Tuesday, September 23, 2008

Flintknapping 101: Material

Early man searched far and wide for quality lithic (stone) material to make tools. We see evidence of its value in the extent they went to obtain it. Early archaeologists found nearly 300 excavated pits, to obtain the Nebraska nehawka flint sources, some over 10 feet deep. This was done with primitive digging implements! Good stone was a trade commodity, and carried hundreds of miles from its source. One of the qualities they looked for was that it would form a sharp edge when it fractured. Often the flake resembled a shell. We call this a 'discoidial fracture.' The dark dacite, upper left, shows where this type of flake was removed. Another aspect was that it is 'homogenious'. Basically, that it is uniformly the same material throughout. You can see this in the stone pictured. Clockwise from the upper left you have: dacite, nehawka flint, keokuk burlington, obsidian, Fort Payne chert, novaculite chert, and republican river jasper. Glass is a good example of the qualities you would like in knappable stone. In fact, some flintknappers regularly flake some fine points and blades from colored glass. Some lithic material is easier to work than others. An example of that would be obsidian, dacite, heat-treated novaculite and burlington. I mention heat treating. Some stone, to really be workable needs to be slowly heated. This changes the crystalline structure in some way as to make difficult stone glossier, fracture to a sharper edge, and require less force to knap.

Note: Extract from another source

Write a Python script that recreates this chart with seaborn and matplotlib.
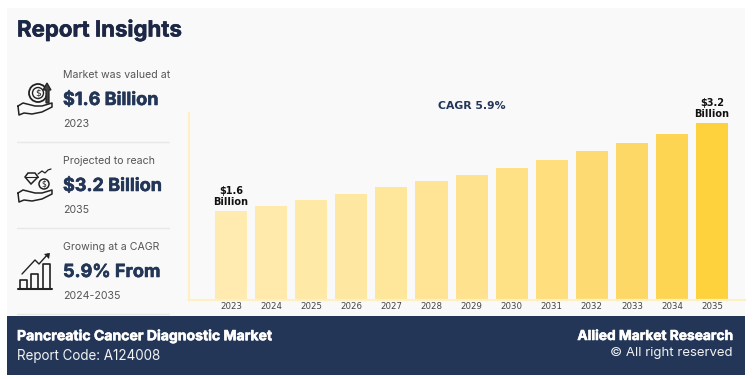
import numpy as np
import pandas as pd
import matplotlib
matplotlib.use('Agg')
import matplotlib.pyplot as plt
import matplotlib.patheffects as pe
from matplotlib.patches import Rectangle, Circle, Polygon
import seaborn as sns

years = ['2023', '2024', '2025', '2026', '2027', '2028', '2029', '2030', '2031', '2032', '2033', '2034', '2035']
values = [1.6, 1.69, 1.80, 1.91, 2.03, 2.15, 2.26, 2.39, 2.53, 2.69, 2.84, 3.0, 3.2]
colors = ['#FFEBB0', '#FFEAAB', '#FEE9A6', '#FEE8A1', '#FEE69B', '#FEE494', '#FEE28D', '#FEE085', '#FEDE7D',
          '#FEDB72', '#FED867', '#FED552', '#FED23C']
stats_top = ['Market was valued at', 'Projected to reach', 'Growing at a CAGR']
stats_mid = ['$1.6 Billion', '$3.2 Billion', '5.9% From']
stats_low = ['2023', '2035', '2024-2035']

W, H = 754, 379
NAVY = '#233657'
INK = '#222222'

sns.set_theme(style='white')
plt.rcParams['font.family'] = ['Inter', 'DejaVu Sans']

fig = plt.figure(figsize=(W / 100, H / 100), dpi=100, facecolor='white')
heavy = [pe.withStroke(linewidth=0.4, foreground='white')]
heavy_navy = [pe.withStroke(linewidth=0.4, foreground=NAVY)]

# 배경 레이어, 좌표는 픽셀 기준
bg = fig.add_axes([0, 0, 1, 1])
bg.set_xlim(0, W)
bg.set_ylim(H, 0)
bg.axis('off')
bg.add_patch(Rectangle((7, 8), 738, 308, fc='#F9F9F9', ec='none'))
bg.add_patch(Rectangle((7, 316), 738, 59, fc=NAVY, ec='none'))

bg.text(17, 30, 'Report Insights', fontsize=16, fontweight='bold', color='#1C2745', va='center',
        path_effects=[pe.withStroke(linewidth=0.4, foreground='#1C2745')])

ys = [75, 161, 247]
for i in range(3):
    y = ys[i]
    bg.text(63, y, stats_top[i], fontsize=7.6, color='#555555', va='center')
    bg.text(63, y + 25.5, stats_mid[i], fontsize=13, fontweight='bold', color=NAVY, va='center', path_effects=heavy_navy)
    bg.text(63, y + 49, stats_low[i], fontsize=7.6, color='#555555', va='center')
for y in [142, 228, 314]:
    bg.plot([17, 169], [y, y], color='#E8E8E8', lw=1)

bg.text(17, 336, 'Pancreatic Cancer Diagnostic Market', fontsize=10.1, fontweight='bold', color='white', va='center', path_effects=heavy)
bg.text(17, 356, 'Report Code: A124008', fontsize=9.7, color='#F2F2F2', va='center')
bg.text(733, 336, 'Allied Market Research', fontsize=9.9, fontweight='bold', color='white', va='center', ha='right', path_effects=heavy)
bg.text(733, 353, '© All right reserved', fontsize=9.5, color='#F2F2F2', va='center', ha='right')


def hand(ox, oy):
    bg.plot(np.array([0, 5, 9, 17, 24, 34, 34, 24, 14, 6, 1, 0]) + ox,
            np.array([3, 0, 1, 3, 3, 0, 4, 9, 11, 10, 12, 3]) + oy, color=INK, lw=1.1)


# 아이콘 1
hand(18, 103)
bg.add_patch(Circle((38, 93), 9, fc='none', ec=INK, lw=1.3))
bg.add_patch(Circle((38, 93), 5.5, fc='none', ec=INK, lw=1))
bg.text(38, 93, '$', fontsize=6.5, color=INK, ha='center', va='center', family='DejaVu Sans')
bg.add_patch(Polygon([[43, 90], [47, 83], [51, 90], [49, 90], [49, 103], [46, 103], [46, 90]], fc='#444444', ec=INK, lw=0.9))

# 아이콘 2
hand(18, 190)
bg.add_patch(Polygon([[25, 177], [28, 173], [35, 173], [38, 177], [31, 184]], fc='none', ec=INK, lw=1.1))
bg.plot([25, 38], [177, 177], color=INK, lw=0.8)
bg.add_patch(Circle((44, 184), 5, fc='none', ec=INK, lw=1.1))
bg.text(44, 184, '$', fontsize=5.5, color=INK, ha='center', va='center', family='DejaVu Sans')
bg.plot([38, 42, 45, 48, 51], [174, 171, 173, 170, 169], color=INK, lw=0.9)

# 아이콘 3
for bx, bt in [(20, 280), (31, 274), (43, 264)]:
    bg.plot([bx, bx, bx + 7, bx + 7], [288, bt, bt, 288], color=INK, lw=1.2)
bg.plot([18, 52], [288.5, 288.5], color=INK, lw=1.5)
bg.plot([22, 35, 39, 48], [274, 260, 264, 254], color=INK, lw=1)
bg.add_patch(Polygon([[44, 254], [50, 253], [49, 259]], fc=INK, ec='none'))

# 막대 차트
ax = fig.add_axes([189 / W, 1 - 299.5 / H, (745 - 189) / W, 186.5 / H])
ax.patch.set_alpha(0)
df = pd.DataFrame({'year': years, 'value': values})
sns.barplot(data=df, x='year', y='value', hue='year', palette=colors, legend=False, width=0.8, saturation=1,
            linewidth=0, ax=ax)
ax.set_xlim(-1.048, 12.82)
ax.set_ylim(0, 3.38)
ax.set_xlabel('')
ax.set_ylabel('')
ax.set_yticks([])
ax.tick_params(axis='x', length=0, pad=2, labelsize=6.2, labelcolor='#444444')
for lab in ax.get_xticklabels():
    lab.set_family('DejaVu Sans')
sns.despine(ax=ax)
for s in ['left', 'bottom']:
    ax.spines[s].set_color('#FEF0C4')
    ax.spines[s].set_linewidth(1.6)

ax.text(0, values[0] + 0.07, f'${values[0]}\nBillion', ha='center', va='bottom', fontsize=7, fontweight='bold',
        color='#111111', family='DejaVu Sans', linespacing=1.15)
ax.text(12, values[-1] + 0.07, f'${values[-1]}\nBillion', ha='center', va='bottom', fontsize=7, fontweight='bold',
        color='#111111', family='DejaVu Sans', linespacing=1.15)
bg.text(471.5, 106, 'CAGR 5.9%', ha='center', va='center', fontsize=7.8, fontweight='bold', color=NAVY, family='DejaVu Sans')

fig.savefig('out.png', dpi=100, facecolor='white')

Early man may have done this periodically, by placing spalls in a layer of sand, under the camp fire. Nowadays kilns are used. Where can you find lithic material to knap? Probably, the easiest recommendation is to use an internet search for flintknapping suppliers, or possible upcoming Knap-In events. Vendors will have instruction material, tools, and appropriate rock. One vendor I like, in my personal opinion, is Craig Ratzat at http://www.neolithics.com/ . At local rock shops I would really only look for obsidian. If you are fortunate enough to live in area that has rock you may be able to locate outcroppings by internet searches, inquiring local rock clubs, or searching road cuts or ravines. Some archery clubs have members who knap their own stone points and would be sources of information and instruction.